# Journey to the Center of the Earth



## tahnak (Jan 19, 2009)

I heard the score to Rick Wakeman's 'Journey to the Center of the Earth' after 35 years and gave it a second ear. London Symphony brass is good and so is the choir. Decent narration by David Hemmings.
A very interesting score, I must say, that has added to the charm of the magnificent tale written by Jules Verne.,


----------



## Weston (Jul 11, 2008)

A bit dated today maybe, but I thought it was the most awesome thing I had ever heard when it came out. 

There is a DVD of one those shows recorded in 1975 - not with David Hemmings though. It's someone named Terry Taplin. The stage show silliness does not hold up to today's standards, but the recording and musicianship are fantastic. And Rick talks to the huge audience as if they were just a bunch of his buddies shooting the breeze. 

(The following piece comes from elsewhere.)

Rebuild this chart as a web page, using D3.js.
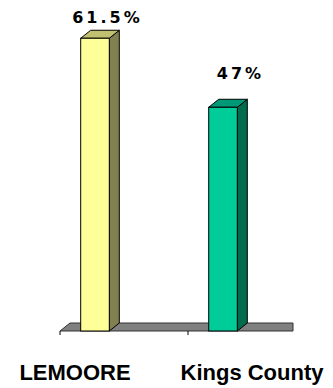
<!DOCTYPE html>
<html>
<head>
<meta charset="utf-8">
<script src="https://cdn.jsdelivr.net/npm/d3@7"></script>
<style>
  body { margin: 0; background: #fff; }
  svg { display: block; }
</style>
</head>
<body>
<script>

var categories = ["LEMOORE", "Kings County"];
var values = [61.5, 47];
var valueLabels = ["61.5%", "47%"];

var frontColors = ["#FFFF99", "#00CC99"],
    topColors = ["#C0C070", "#009977"],
    sideColors = ["#808050", "#006B4D"];

var width = 333, height = 388;
var depthX = 10, depthY = 8;   // 3d offset
var floorY = 331, floorRight = 293;

var x = d3.scaleBand().domain(categories).range([60, 316]);
var xLabel = d3.scalePoint().domain(categories).range([75, 252]);
var xValue = d3.scalePoint().domain(categories).range([106, 239]);
var y = d3.scaleLinear().domain([0, 60]).range([floorY, floorY - 60 * 4.76]);
// value labels sit on their own scale (they don't follow bar tops exactly)
var yValue = d3.scaleLinear().domain([47, 61.5]).range([79, 23]);

var barOffset = 20.7, barWidth = 28.6;

var svg = d3.select("body").append("svg")
    .attr("width", width)
    .attr("height", height);

// floor
svg.append("path")
    .attr("d", "M60," + floorY + "L" + (60 + depthX) + "," + (floorY - depthY) +
               "L" + floorRight + "," + (floorY - depthY) + "L" + floorRight + "," + floorY + "Z")
    .style("fill", "#808080")
    .style("stroke", "#333")
    .style("stroke-width", 1);

// category ticks
svg.selectAll(".tick")
    .data([60, 188])
  .enter().append("line")
    .attr("x1", function(d) { return d; })
    .attr("x2", function(d) { return d; })
    .attr("y1", floorY)
    .attr("y2", floorY + 4)
    .style("stroke", "#000");

var bars = svg.selectAll(".bar")
    .data(values)
  .enter().append("g")
    .attr("class", "bar");

function bx(i) { return x(categories[i]) + barOffset; }

// side face
bars.append("path")
    .attr("d", function(d, i) {
      var x0 = bx(i) + barWidth, y0 = y(d);
      return "M" + x0 + "," + y0 + "L" + (x0 + depthX) + "," + (y0 - depthY) +
             "L" + (x0 + depthX) + "," + (floorY - depthY) + "L" + x0 + "," + floorY + "Z";
    })
    .style("fill", function(d, i) { return sideColors[i]; })
    .style("stroke", "#000")
    .style("stroke-width", 1)
    .style("stroke-linejoin", "round");

// top face
bars.append("path")
    .attr("d", function(d, i) {
      var x0 = bx(i), y0 = y(d);
      return "M" + x0 + "," + y0 + "L" + (x0 + depthX) + "," + (y0 - depthY) +
             "L" + (x0 + barWidth + depthX) + "," + (y0 - depthY) + "L" + (x0 + barWidth) + "," + y0 + "Z";
    })
    .style("fill", function(d, i) { return topColors[i]; })
    .style("stroke", "#000")
    .style("stroke-width", 1)
    .style("stroke-linejoin", "round");

// front face
bars.append("rect")
    .attr("x", function(d, i) { return bx(i); })
    .attr("y", function(d) { return y(d); })
    .attr("width", barWidth)
    .attr("height", function(d) { return floorY - y(d); })
    .style("fill", function(d, i) { return frontColors[i]; })
    .style("stroke", "#000")
    .style("stroke-width", 1);

// value labels
bars.append("text")
    .attr("x", function(d, i) { return xValue(categories[i]) + 1.5; })
    .attr("y", function(d) { return yValue(d); })
    .attr("text-anchor", "middle")
    .style("font-family", "DejaVu Sans")
    .style("font-weight", "bold")
    .style("font-size", "16px")
    .style("letter-spacing", "3px")
    .text(function(d, i) { return valueLabels[i]; });

// category labels
svg.selectAll(".cat")
    .data(categories)
  .enter().append("text")
    .attr("class", "cat")
    .attr("x", function(d) { return xLabel(d); })
    .attr("y", 380)
    .attr("text-anchor", "middle")
    .style("font-family", "Liberation Sans")
    .style("font-weight", "bold")
    .style("font-size", "22px")
    .text(function(d) { return d; });

</script>
</body>
</html>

For those who hate synths - beware! Wakeman's wailing saw tooth and square waves might rearrange your DNA. Those banks of mini-moogs blend in so well with the orchestra and choir and they make the digital synths of today sound cheap. 

Those were the days! I'm so glad that with today's technology we can always relive them and younger people can rediscover them.


----------



## Atelier (Jul 17, 2009)

> For those who hate synths - beware! Wakeman's wailing saw tooth and square waves might rearrange your DNA. Those banks of mini-moogs blend in so well with the orchestra and choir and they make the digital synths of today sound cheap.


I love the old synths. I like it that they didn't try so hard back then to sound like traditional instruments.

A piece of music that I really enjoy is the Purcell funeral march from Clockwork Orange.


----------



## Weston (Jul 11, 2008)

Ooh yeah! That Purcell music gives me goosebumps. I've got to get that on CD someday. Had it on vinyl. So much music, so little time.


----------